By Jonny Lupsha, Wondrium Staff Writer
A Wall Street Journal report solved TikTok’s content algorithm. In an exclusive video, the newspaper showed how lingering over any content on the app alters its perceptions of what you want to see. TikTok content is based on 60-second videos.
A recent look into the social media app TikTok conducted by The Wall Street Journal uncovered how its content algorithm tailors itself to your personal TikTok experience. “The Wall Street Journal created dozens of automated accounts that watched hundreds of thousands of videos to reveal how the social network knows you so well,” a caption under the video read.
In the video, reporters explain that for every second that a user keeps a certain piece of content on their screen, TikTok’s algorithm adjusts the kinds of content that user will see in the future.
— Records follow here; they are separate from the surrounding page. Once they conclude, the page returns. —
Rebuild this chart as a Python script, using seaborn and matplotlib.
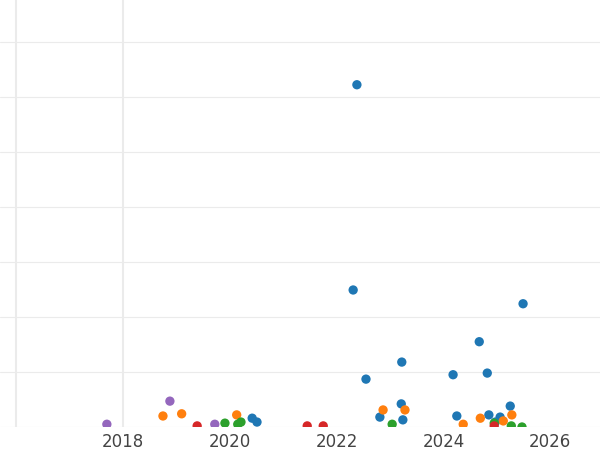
import seaborn as sns
import matplotlib.pyplot as plt
import pandas as pd

blue_x = [2022.38, 2022.31, 2025.49, 2024.67, 2023.22, 2022.55, 2024.18, 2024.82, 2023.21,
          2025.25, 2022.81, 2023.24, 2024.25, 2024.85, 2025.06, 2020.42, 2020.51, 2024.97]
blue_y = [6.22, 2.49, 2.24, 1.55, 1.18, 0.87, 0.95, 0.98, 0.42,
          0.38, 0.18, 0.13, 0.20, 0.22, 0.18, 0.16, 0.09, 0.09]
orange_x = [2018.75, 2019.10, 2020.13, 2022.87, 2023.28, 2024.37, 2024.69, 2025.28, 2025.12]
orange_y = [0.20, 0.24, 0.22, 0.31, 0.31, 0.05, 0.16, 0.22, 0.11]
green_x = [2019.91, 2020.15, 2020.21, 2023.04, 2024.95, 2025.27, 2025.47]
green_y = [0.07, 0.05, 0.09, 0.05, 0.07, 0.02, 0.0]
red_x = [2019.39, 2021.45, 2021.75, 2024.95]
red_y = [0.02, 0.02, 0.02, 0.02]
purple_x = [2017.70, 2018.88, 2019.72]
purple_y = [0.05, 0.47, 0.05]


def main():
    groups = [("a", blue_x, blue_y), ("b", orange_x, orange_y), ("c", green_x, green_y),
              ("d", red_x, red_y), ("e", purple_x, purple_y)]
    rows = []
    for name, xs, ys in groups:
        rows += [(name, x, y) for x, y in zip(xs, ys)]
    df = pd.DataFrame(rows, columns=["group", "year", "value"])

    sns.set_style("whitegrid")
    fig = plt.figure(figsize=(6, 4.5), dpi=100)
    ax = fig.add_axes([0, 450 / 450 - 427 / 450 + 0.0, 1, 427 / 450])
    palette = ["#1f77b4", "#ff7f0e", "#2ca02c", "#d62728", "#9467bd"]
    sns.scatterplot(data=df, x="year", y="value", hue="group", palette=palette,
                    s=45, edgecolor="none", legend=False, ax=ax, zorder=3)
    ax.set_xlim(2015.70, 2026.93)
    ax.set_ylim(0, 7.76)
    ax.set_xticks([2018, 2020, 2022, 2024, 2026])
    ax.set_yticks(range(0, 8))
    ax.set_yticklabels([])
    ax.grid(axis="x", visible=False)
    ax.grid(axis="y", color="#ebebeb", linewidth=0.8)
    for x in [2016, 2018]:
        ax.axvline(x, color="#ebebeb", linewidth=1.5, zorder=0)
    for s in ax.spines.values():
        s.set_visible(False)
    ax.tick_params(axis="x", labelsize=12, labelcolor="#444444", length=0, pad=4)
    ax.tick_params(axis="y", length=0)
    ax.set_xlabel("")
    ax.set_ylabel("")
    fig.savefig("out.png")


if __name__ == '__main__':
    main()
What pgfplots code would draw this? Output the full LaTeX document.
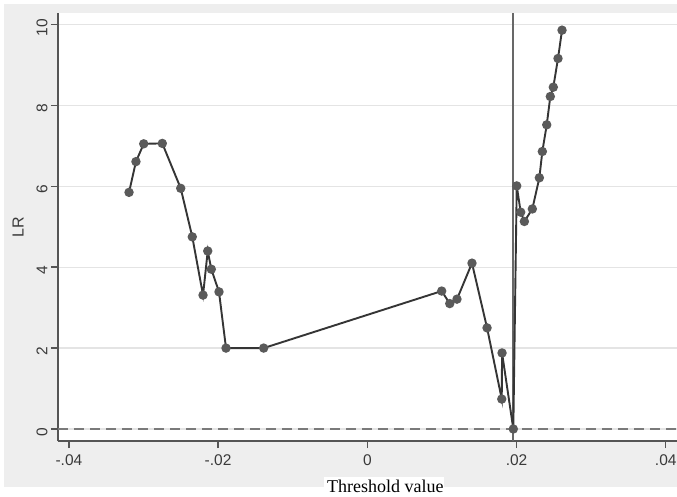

For example, watching videos of puppies will populate more videos of puppies onto the user’s content feed.
If the name sounds familiar, it’s likely because of the app’s controversy during the Trump administration, in which the former president sought to ban the app. Regardless of whether or not it should have a place on U.S. smartphones, what is it?
TikTok bases its service on 60-second videos posted by users. The videos can be liked and shared; their creators can be followed. In her video series Social Media 101, photographer and educator Pei Ketron explained more about the app.
What Is TikTok?
“TikTok is used to create short music, lip-sync, dance, comedy, and talent videos up to 60 seconds long,” Ketron said. “Audio is a key element of these video creations. Content on TikTok can quickly go viral and lead to vastly popular challenges where countless users create and share their own version of the original viral video.”
Overall, according to Ketron, the appeal of TikTok lies in being a fun and easy way to watch short and entertaining videos. Teenagers who think outside the box and have unique senses of creativity tend to influence content on TikTok, especially in regard to the simple but thorough editing tools the app provides.
For example, several people can collaborate remotely on a TikTok video montage. If everyone owns the same model of football, one creator can throw the ball off-screen while the next creator has a local friend toss it to them from outside the frame, when they can throw it off their screen, and so on. When cut together properly, the effect is that one football is flying across time and space to reach all participants.
If a video like this catches on, other creators may imitate it and try bigger and bigger things in response. Simple fun and elaborate challenges like these fuel TikTok. Another is the “duet” function.
“This basically allows you to record a split-screen video in reaction to somebody else’s original video,” Ketron said. “So, oftentimes this is used as a way of silently reacting to the original video or adding some sort of verbal commentary or dancing alongside with somebody. And another cool way that people utilize it is by actually popping into the other side of the videos.”